This work addresses the challenge of efficiently and accurately determining complex magnetic structures—particularly noncollinear and incommensurate types—using either experimental techniques or first-principles calculations. The authors propose an end-to-end deep learning framework based on E(3)-equivariant graph neural networks that directly predicts experimentally relevant magnetic order from atomic crystal structures. The key innovation lies in the introduction of a primitive modulated structure representation (PMSR), which enables a unified encoding of both commensurate and incommensurate magnetic configurations without relying on symmetry assumptions. Trained on the MAGNDATA dataset, the model achieves high-fidelity reconstruction across all modulation components, establishing a scalable, data-driven paradigm for the discovery of magnetic materials.

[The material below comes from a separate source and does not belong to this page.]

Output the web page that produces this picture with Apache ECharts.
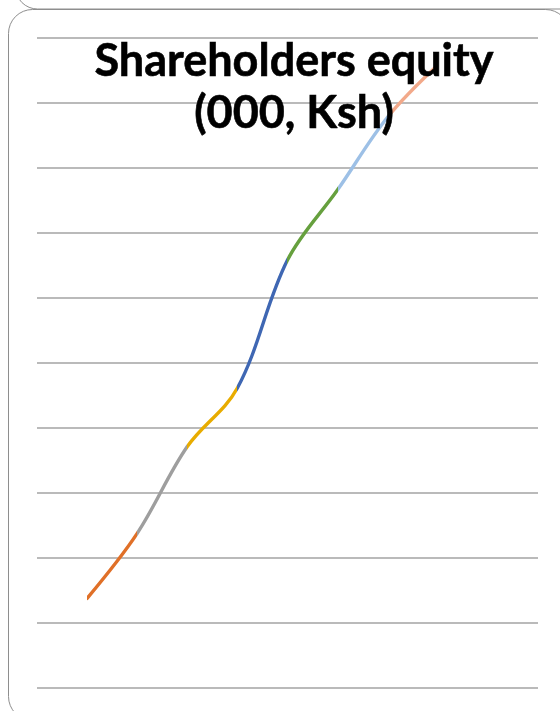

Magnetic order is a fundamental property of materials, governing collective behavior and enabling a broad range of functionalities. Yet magnetic structure remains difficult to determine: experiments are costly and specialized, while first-principles methods often struggle with the noncollinear and incommensurate orders found in real materials. Here we introduce magnetic structure network (MSN), an E(3) equivariant graph neural network that predicts both collinear and non-collinear magnetic structures directly from atomic crystal structures, trained directly on experimentally determined structures from MAGNDATA. By proposing the primitive modulated structure representation (PMSR), we are able to encode commensurate and incommensurate structures in a unified way without symmetry assumptions. The model achieves strong performance across all modulation components and reconstructs experimental magnetic structures with high fidelity. Our approach provides a scalable framework for rapid magnetic structure prediction and opens a route to data-driven discovery of magnetic materials.